# Big Turbo



## Pacman (Feb 25, 2003)

What's the Biggest turbo you've put on you SR? What's the best turbo for the SR?


----------



## SkaterRacer (Mar 10, 2003)

Ok..what are your goals? Quick response 300 hp street car? 700 hp drag car? 400 hp semi-streetable racer? And remember, a bigger turbo is not necessarily better. On the track it might be, but on the street you're gonna want good response. The new "Disco Potato" turbo is a good street turbo. With an intercooler, MAF, injectors, computer, that turbo, exhaust, downpipe, and intake you're gonna get 280 whp, and a very responsive engine. Will almost be like you swapped in a bigger engine.


----------



## Pacman (Feb 25, 2003)

I want a SR20DET that's good to drive in the street (since it will be my only car), legal in Cali (I know that the engine isn't), but fast with quickresponse. I know I can't have all that, but close to it.
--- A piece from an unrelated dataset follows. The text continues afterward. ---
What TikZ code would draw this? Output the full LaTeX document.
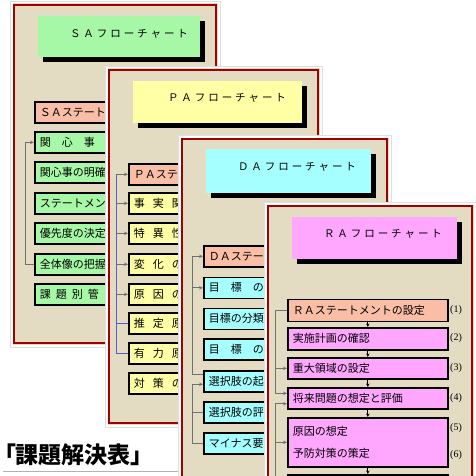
\documentclass[tikz,border=0pt]{standalone}
\usepackage{fontspec}
\setmainfont{Noto Sans CJK JP}
\newfontfamily\jpwide{Noto Sans CJK JP}[LetterSpace=28]
\newfontfamily\jphead{Noto Sans CJK JP}[RawFeature=+palt]
\newfontfamily\lblfont{Liberation Serif}
\usetikzlibrary{arrows.meta,shadows}
\definecolor{cardbg}{HTML}{E4DBC3}
\definecolor{cardred}{HTML}{A00000}
\definecolor{sagreen}{HTML}{A6F8A6}
\definecolor{payellow}{HTML}{FFFFA6}
\definecolor{dacyan}{HTML}{A6FFFF}
\definecolor{rapink}{HTML}{FFA6FF}
\definecolor{salmon}{HTML}{F9BEA5}
\definecolor{connGray}{HTML}{707070}
\definecolor{connBlue}{HTML}{5A5AC8}
\newcommand\gp[1]{\hspace{#1pt}}
\newcommand\drawcard[4]{%
  \filldraw[fill=white, draw=gray!25, line width=0.4pt] (#1-3.5,#2-3.5) rectangle (#3+4,#4+4);
  \fill[cardbg] (#1-1.5,#2-1.5) rectangle (#3+2,#4+2);
  \draw[cardred, line width=1.3pt] (#1,#2) rectangle (#3,#4);}
\begin{document}
\begin{tikzpicture}[x=1pt,y=-1pt,
  titlebox/.style={anchor=north west, inner sep=0pt, draw=none,
    drop shadow={shadow xshift=5pt, shadow yshift=-4.5pt, fill=black, opacity=1}},
  titletext/.style={font=\jpwide\fontsize{10.5}{12}\selectfont, inner sep=0pt},
  flowbox/.style={draw=black, line width=1.6pt, anchor=north west, minimum height=21pt,
    inner xsep=5pt, inner ysep=0pt, align=left, font=\fontsize{11}{13}\selectfont},
  sabox/.style={flowbox, fill=sagreen, text width=110pt},
  pabox/.style={flowbox, fill=payellow, text width=140pt},
  dabox/.style={flowbox, fill=dacyan, text width=150pt},
  rabox/.style={flowbox, fill=rapink, text width=150pt},
  stmt/.style={fill=salmon},
  gline/.style={draw=connGray, line width=0.9pt},
  garrow/.style={gline, -{Stealth[length=4pt,width=3.5pt]}},
  bline/.style={draw=connBlue, line width=0.9pt},
  karrow/.style={draw=black, line width=0.9pt, -{Stealth[length=3.5pt,width=3.5pt]}},
  lbl/.style={font=\lblfont\fontsize{10}{12}\selectfont, inner sep=0pt},
]
\useasboundingbox (0,0) rectangle (476,476);
\clip (0,0) rectangle (476,476);

% ---------------- SA card
\drawcard{14}{5}{216}{343}
\node[titlebox, fill=sagreen, minimum width=162pt, minimum height=41pt] (satitle) at (38,16) {};
\node[titletext] (satitletext) at (129,34) {ＳＡフローチャート};
\node[sabox, stmt] (sa0) at (34,101) {ＳＡステート};
\node[sabox] (sa1) at (34,131) {関　心　事};
\node[sabox] (sa2) at (34,161) {関心事の明確};
\node[sabox] (sa3) at (34,192) {ステートメン};
\node[sabox] (sa4) at (34,222) {優先度の決定};
\node[sabox] (sa5) at (34,253) {全体像の把握};
\node[sabox] (sa6) at (34,283) {課\gp{5}題\gp{5}別\gp{5}管};
\coordinate (sv) at (25,0);
\draw[garrow] (sa5.west) -| (sv |- sa1.west) -- (sa1.west);

% ---------------- PA card
\drawcard{109}{70}{318}{423}
\node[titlebox, fill=payellow, minimum width=169pt, minimum height=42pt] (patitle) at (133,81) {};
\node[titletext] (patitletext) at (227,98) {ＰＡフローチャート};
\node[pabox, stmt] (pa0) at (128,163) {ＰＡステ};
\node[pabox] (pa1) at (128,192) {事\gp{8}実\gp{8}関};
\node[pabox] (pa2) at (128,222) {特\gp{8}異\gp{8}性};
\node[pabox] (pa3) at (128,253) {変\gp{8}化\gp{8}の};
\node[pabox] (pa4) at (128,283) {原\gp{8}因\gp{8}の};
\node[pabox] (pa5) at (128,312) {推\gp{8}定\gp{8}原};
\node[pabox] (pa6) at (128,342) {有\gp{8}力\gp{8}原};
\node[pabox] (pa7) at (128,372) {対\gp{8}策\gp{8}の};
\coordinate (pv) at (116,0);
\draw[bline] (pa6.west) -| (pv |- pa0.west);
\draw[bline] (pa5.west) -- (pa5.west -| pv);
\foreach \k in {0,...,4} \draw[garrow] (pa\k.west -| pv) -- (pa\k.west);

% ---------------- heading
\node[anchor=west, inner sep=0pt, font=\jphead\bfseries\fontsize{23}{26}\selectfont] (heading) at (4,455) {「課題解決表」};
\coordinate (ulA) at (3,471.5);
\coordinate (ulB) at (200,471.5);
\draw[gray!60, line width=1.3pt] (ulA) -- (ulB);

% ---------------- DA card
\drawcard{182}{139}{387}{495}
\node[titlebox, fill=dacyan, minimum width=165pt, minimum height=44pt] (datitle) at (206,149) {};
\node[titletext] (datitletext) at (297,167) {ＤＡフローチャート};
\node[dabox, stmt] (da0) at (203,245) {ＤＡステー};
\node[dabox] (da1) at (203,276.5) {目　標　の};
\node[dabox] (da2) at (203,307.5) {目標の分類};
\node[dabox] (da3) at (203,338) {目　標　の};
\node[dabox] (da4) at (203,370) {選択肢の起};
\node[dabox] (da5) at (203,401) {選択肢の評};
\node[dabox] (da6) at (203,432) {マイナス要};
\coordinate (dv) at (192,0);
\coordinate (da4a) at ([yshift=7pt]da4.west);
\coordinate (da4b) at ([yshift=-3pt]da4.west);
\draw[gline] (da4a) -| (dv |- da0.west);
\draw[garrow] (dv |- da0.west) -- (da0.west);
\draw[garrow] (dv |- da1.west) -- (da1.west);
\draw[gline] (da6.west) -| (dv |- da4b);
\draw[garrow] (dv |- da4b) -- (da4b);
\draw[gline] (da5.west) -- (da5.west -| dv);

% ---------------- RA card
\drawcard{268}{206}{472}{495}
\node[titlebox, fill=rapink, minimum width=165pt, minimum height=42pt] (ratitle) at (292,217) {};
\node[titletext] (ratitletext) at (383,234) {ＲＡフローチャート};
\node[rabox, stmt, minimum height=22pt] (ra0) at (287,298.5) {ＲＡステートメントの設定};
\node[rabox, minimum height=22pt] (ra1) at (287,327) {実施計画の確認};
\node[rabox] (ra2) at (287,357) {重大領域の設定};
\node[rabox] (ra3) at (287,387) {将来問題の想定と評価};
\node[rabox, minimum height=49pt, font=\fontsize{11}{22}\selectfont] (ra4) at (287,417) {原因の想定\\予防対策の策定};
\node[rabox, minimum height=30pt] (ra5) at (287,474) {};
\foreach \a/\b in {ra0/ra1, ra1/ra2, ra2/ra3, ra3/ra4, ra4/ra5}
  \draw[karrow] (\a.south) -- (\b.north);
\node[lbl] (l1) at (456,310) {(1)};
\node[lbl] (l2) at (456,338) {(2)};
\node[lbl] (l3) at (456,368) {(3)};
\node[lbl] (l4) at (456,398) {(4)};
\node[lbl] (l5) at (456,428) {(5)};
\node[lbl] (l6) at (456,455) {(6)};
\coordinate (rv) at (275,0);
\coordinate (ra3a) at ([yshift=5pt]ra3.west);
\coordinate (ra3b) at ([yshift=-5.5pt]ra3.west);
\coordinate (rbot) at (275,485);
\draw[garrow] (ra0.west) -| (rv |- ra3a) -- (ra3a);
\draw[garrow] (rv |- ra2.west) -- (ra2.west);
\draw[gline] (rbot) -- (rv |- ra3b);
\draw[garrow] (rv |- ra3b) -- (ra3b);
\draw[garrow] (rv |- ra4.west) -- (ra4.west);
\end{tikzpicture}
\end{document}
I also want around 400hp.


----------



## bizzy b (Apr 13, 2003)

as skaterracer said the "disco potato" (T28R) is great for street use. it has almost no lag and will power you to a little over 300hp max. if you need 400hp, though, it won't be enough. check out HKS. the 2835 or 2540 turbos should suit your needs. they may not produce quite 400hp, but will get you damn close to it. both are hybrid (small ex turbine, big compressor) and are ball-bearing equipped, which equates to fast response. be forewarned that "fast response" is a relative term. big turbos will inherrently have quite a bit of lag.


----------



## vsp3c (May 15, 2003)

HKS GT-RS turbo charger has a 400ps output and are basically the samething as 2835 and the 2540. they say the gtrs has less spool time, less lag, and quicker response than the 2835 or the 2540 =) if you want something HUGE get the T51R SPL (1,000ps output..holy crap..)


----------